Dataset rows:
——
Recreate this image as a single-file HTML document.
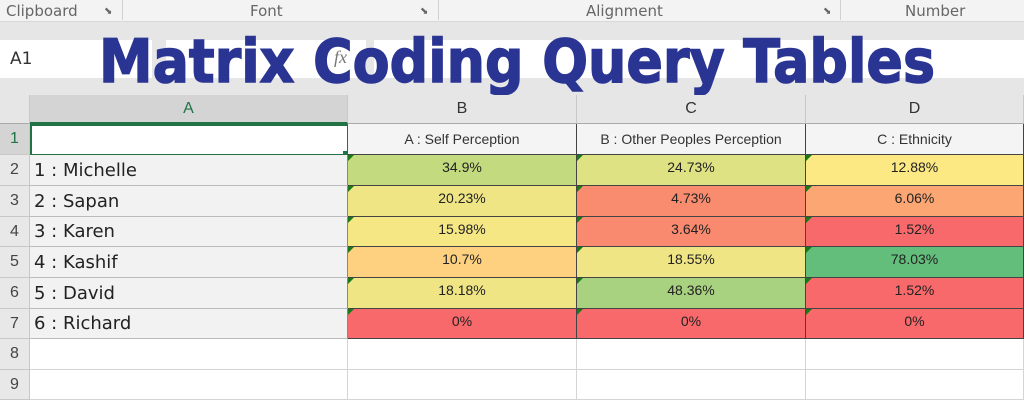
——
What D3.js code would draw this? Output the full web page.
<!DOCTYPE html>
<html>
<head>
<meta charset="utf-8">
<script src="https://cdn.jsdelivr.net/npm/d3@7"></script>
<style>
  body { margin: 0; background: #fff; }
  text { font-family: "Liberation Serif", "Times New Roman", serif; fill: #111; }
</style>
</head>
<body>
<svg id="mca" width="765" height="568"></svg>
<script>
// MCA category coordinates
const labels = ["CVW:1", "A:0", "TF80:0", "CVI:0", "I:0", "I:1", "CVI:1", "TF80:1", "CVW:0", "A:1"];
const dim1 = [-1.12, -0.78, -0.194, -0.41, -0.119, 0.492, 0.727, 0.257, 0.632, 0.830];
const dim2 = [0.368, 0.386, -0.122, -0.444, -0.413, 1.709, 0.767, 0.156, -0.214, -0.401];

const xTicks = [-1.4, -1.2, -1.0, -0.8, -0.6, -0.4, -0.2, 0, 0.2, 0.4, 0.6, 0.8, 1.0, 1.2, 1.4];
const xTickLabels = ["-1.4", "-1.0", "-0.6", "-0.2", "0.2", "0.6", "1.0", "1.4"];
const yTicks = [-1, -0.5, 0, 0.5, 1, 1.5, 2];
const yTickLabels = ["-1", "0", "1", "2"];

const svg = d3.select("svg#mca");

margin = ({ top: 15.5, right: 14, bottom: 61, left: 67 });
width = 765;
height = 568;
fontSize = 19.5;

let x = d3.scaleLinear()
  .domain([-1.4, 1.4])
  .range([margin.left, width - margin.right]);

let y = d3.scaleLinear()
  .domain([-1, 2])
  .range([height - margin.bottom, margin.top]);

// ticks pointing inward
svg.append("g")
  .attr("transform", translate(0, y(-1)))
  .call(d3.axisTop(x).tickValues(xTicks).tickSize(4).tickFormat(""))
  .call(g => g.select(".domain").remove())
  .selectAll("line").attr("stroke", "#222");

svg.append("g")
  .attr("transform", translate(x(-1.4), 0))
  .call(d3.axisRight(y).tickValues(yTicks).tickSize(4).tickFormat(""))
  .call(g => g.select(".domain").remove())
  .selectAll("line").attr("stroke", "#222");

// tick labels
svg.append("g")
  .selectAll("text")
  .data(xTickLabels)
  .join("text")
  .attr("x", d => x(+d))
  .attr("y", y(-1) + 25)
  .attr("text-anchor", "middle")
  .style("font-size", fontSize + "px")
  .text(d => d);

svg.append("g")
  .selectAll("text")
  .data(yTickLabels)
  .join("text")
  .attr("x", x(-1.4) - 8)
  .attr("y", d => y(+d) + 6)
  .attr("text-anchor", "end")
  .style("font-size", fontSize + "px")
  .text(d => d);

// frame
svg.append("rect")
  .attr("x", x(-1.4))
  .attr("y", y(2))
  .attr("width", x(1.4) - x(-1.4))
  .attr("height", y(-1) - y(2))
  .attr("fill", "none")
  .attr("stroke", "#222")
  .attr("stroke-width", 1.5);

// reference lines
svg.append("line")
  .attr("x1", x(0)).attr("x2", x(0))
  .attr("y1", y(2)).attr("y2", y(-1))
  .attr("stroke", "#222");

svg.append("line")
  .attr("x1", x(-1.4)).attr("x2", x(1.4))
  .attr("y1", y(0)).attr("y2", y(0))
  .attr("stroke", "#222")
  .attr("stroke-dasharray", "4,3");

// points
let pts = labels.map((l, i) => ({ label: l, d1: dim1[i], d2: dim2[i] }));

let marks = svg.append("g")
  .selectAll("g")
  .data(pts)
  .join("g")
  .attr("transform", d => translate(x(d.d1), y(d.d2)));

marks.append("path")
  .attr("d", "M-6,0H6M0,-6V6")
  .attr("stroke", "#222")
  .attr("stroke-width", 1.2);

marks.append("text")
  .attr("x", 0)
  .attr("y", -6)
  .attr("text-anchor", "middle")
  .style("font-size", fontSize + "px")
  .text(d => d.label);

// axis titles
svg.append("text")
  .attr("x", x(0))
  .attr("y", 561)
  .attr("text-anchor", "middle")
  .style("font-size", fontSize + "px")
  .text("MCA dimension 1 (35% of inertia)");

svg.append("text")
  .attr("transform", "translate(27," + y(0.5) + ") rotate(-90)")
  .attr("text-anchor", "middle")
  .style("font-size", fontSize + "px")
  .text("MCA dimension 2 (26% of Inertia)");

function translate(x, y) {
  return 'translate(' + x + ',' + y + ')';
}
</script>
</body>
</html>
——
Aim of the task: Look through the entries above; copy every line holding the string "this".

Answer to the task:
Recreate this image as a single-file HTML document.
What D3.js code would draw this? Output the full web page.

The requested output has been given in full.